_TASK INSTRUCTIONS_. Set the lines down again exactly, first line through the line that contains "return [x0 /", with no pictures.

_DATA_.
** begin **

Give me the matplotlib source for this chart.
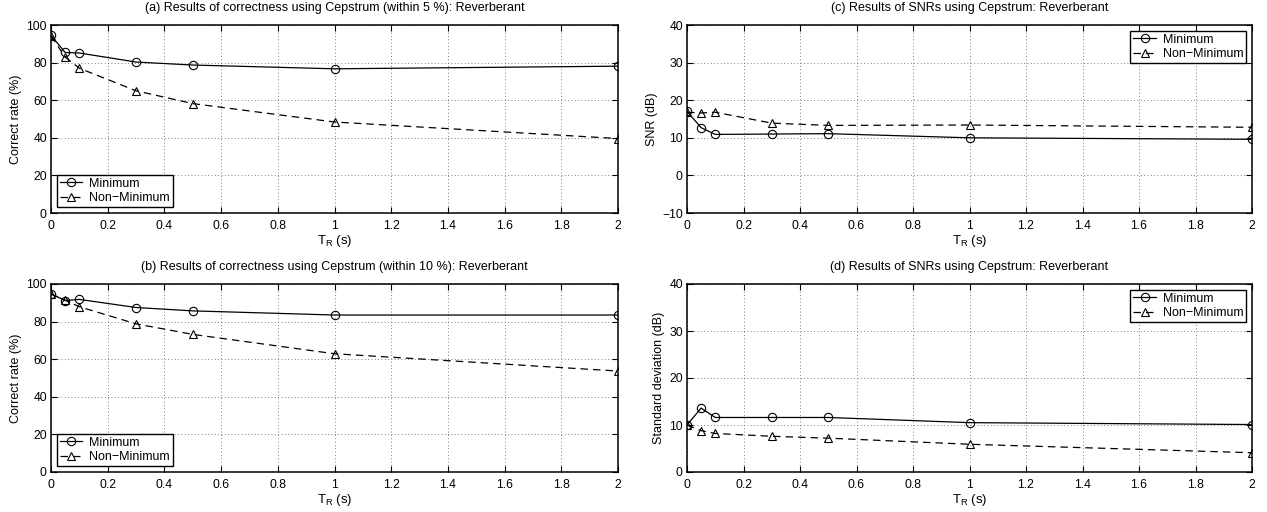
import matplotlib
matplotlib.use("Agg")
import matplotlib.pyplot as plt

plt.rcParams['font.family'] = ['Liberation Sans', 'DejaVu Sans']
plt.rcParams['mathtext.default'] = 'regular'

# Reverberation times (s)
t_r = [0, 0.05, 0.1, 0.3, 0.5, 1, 2]

# (a) correct rate within 5 %
rate5_min = [94.5, 85.4, 85.1, 80.3, 78.7, 76.7, 78.1]
rate5_nonmin = [94.2, 82.9, 77.0, 65.0, 58.2, 48.4, 39.6]

# (b) correct rate within 10 %
rate10_min = [94.7, 91.2, 91.8, 87.5, 85.7, 83.5, 83.5]
rate10_nonmin = [94.7, 91.4, 87.9, 78.8, 73.2, 62.9, 53.7]

# (c) SNR (dB)
snr_min = [17.0, 12.7, 10.9, 11.0, 11.1, 10.0, 9.6]
snr_nonmin = [16.8, 16.6, 16.8, 13.9, 13.3, 13.4, 12.8]

# (d) standard deviation (dB)
std_min = [10.0, 13.6, 11.6, 11.6, 11.6, 10.5, 10.1]
std_nonmin = [10.0, 8.8, 8.2, 7.6, 7.2, 5.9, 4.1]

xticks = [0, 0.2, 0.4, 0.6, 0.8, 1, 1.2, 1.4, 1.6, 1.8, 2]
xticklabels = ['0', '0.2', '0.4', '0.6', '0.8', '1', '1.2', '1.4', '1.6', '1.8', '2']

W, H = 1267, 512


def rect(x0, x1, y0, y1):
    return [x0 / W, 1 - y1 / H, (x1 - x0) / W, (y1 - y0) / H]


panels = [
    dict(title='(a) Results of correctness using Cepstrum (within 5 %): Reverberant',
         ylabel='Correct rate (%)', ymin=rate5_min, ynon=rate5_nonmin,
         ylim=(0, 100), yticks=[0, 20, 40, 60, 80, 100], loc='lower left',
         rect=rect(51, 618, 25, 213)),
    dict(title='(c) Results of SNRs using Cepstrum: Reverberant',
         ylabel='SNR (dB)', ymin=snr_min, ynon=snr_nonmin,
         ylim=(-10, 40), yticks=[-10, 0, 10, 20, 30, 40], loc='upper right',
         rect=rect(687, 1252, 25, 213)),
    dict(title='(b) Results of correctness using Cepstrum (within 10 %): Reverberant',
         ylabel='Correct rate (%)', ymin=rate10_min, ynon=rate10_nonmin,
         ylim=(0, 100), yticks=[0, 20, 40, 60, 80, 100], loc='lower left',
         rect=rect(51, 618, 284, 472)),
    dict(title='(d) Results of SNRs using Cepstrum: Reverberant',
         ylabel='Standard deviation (dB)', ymin=std_min, ynon=std_nonmin,
         ylim=(0, 40), yticks=[0, 10, 20, 30, 40], loc='upper right',
         rect=rect(687, 1252, 284, 472)),
]

fig = plt.figure(figsize=(W / 100, H / 100), dpi=100)

for p in panels:
    ax = fig.add_axes(p['rect'])
    ax.plot(t_r, p['ymin'], '-', color='black', lw=0.9, marker='o',
            markersize=6, markerfacecolor='none', markeredgewidth=0.8,
            label='Minimum')
    ax.plot(t_r, p['ynon'], '--', color='black', lw=0.9, marker='^',
            markersize=6, markerfacecolor='none', markeredgewidth=0.8,
            dashes=(6, 4), label='Non\u2212Minimum')
    ax.set_xlim(0, 2)
    ax.set_ylim(*p['ylim'])
    ax.set_xticks(xticks)
    ax.set_xticklabels(xticklabels)
    ax.set_yticks(p['yticks'])
    ax.grid(True, linestyle=(0, (1, 3)), color='#555555', lw=0.6)
    ax.tick_params(direction='in', length=4, width=0.8, labelsize=8.7,
                   top=True, right=True)
    ax.tick_params(axis='x', pad=5)
    ax.tick_params(axis='y', pad=3)
    for s in ax.spines.values():
        s.set_linewidth(1.1)
    ax.set_title(p['title'], fontsize=9, pad=10)
    ax.set_ylabel(p['ylabel'], fontsize=9, labelpad=3)
    ax.set_xlabel('$\\mathregular{T_R}$ (s)', fontsize=9.5, labelpad=1)
    leg = ax.legend(loc=p['loc'], fontsize=9, frameon=True, fancybox=False,
                    framealpha=1, borderaxespad=0.45, handlelength=1.8,
                    handletextpad=0.55, borderpad=0.25, labelspacing=0.2)
    leg.get_frame().set_edgecolor('black')
    leg.get_frame().set_linewidth(1.0)

fig.savefig('out.png', dpi=100)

** end **

_SOLUTION_.
Give me the matplotlib source for this chart.
import matplotlib
matplotlib.use("Agg")
import matplotlib.pyplot as plt

plt.rcParams['font.family'] = ['Liberation Sans', 'DejaVu Sans']
plt.rcParams['mathtext.default'] = 'regular'

# Reverberation times (s)
t_r = [0, 0.05, 0.1, 0.3, 0.5, 1, 2]

# (a) correct rate within 5 %
rate5_min = [94.5, 85.4, 85.1, 80.3, 78.7, 76.7, 78.1]
rate5_nonmin = [94.2, 82.9, 77.0, 65.0, 58.2, 48.4, 39.6]

# (b) correct rate within 10 %
rate10_min = [94.7, 91.2, 91.8, 87.5, 85.7, 83.5, 83.5]
rate10_nonmin = [94.7, 91.4, 87.9, 78.8, 73.2, 62.9, 53.7]

# (c) SNR (dB)
snr_min = [17.0, 12.7, 10.9, 11.0, 11.1, 10.0, 9.6]
snr_nonmin = [16.8, 16.6, 16.8, 13.9, 13.3, 13.4, 12.8]

# (d) standard deviation (dB)
std_min = [10.0, 13.6, 11.6, 11.6, 11.6, 10.5, 10.1]
std_nonmin = [10.0, 8.8, 8.2, 7.6, 7.2, 5.9, 4.1]

xticks = [0, 0.2, 0.4, 0.6, 0.8, 1, 1.2, 1.4, 1.6, 1.8, 2]
xticklabels = ['0', '0.2', '0.4', '0.6', '0.8', '1', '1.2', '1.4', '1.6', '1.8', '2']

W, H = 1267, 512


def rect(x0, x1, y0, y1):
    return [x0 / W, 1 - y1 / H, (x1 - x0) / W, (y1 - y0) / H]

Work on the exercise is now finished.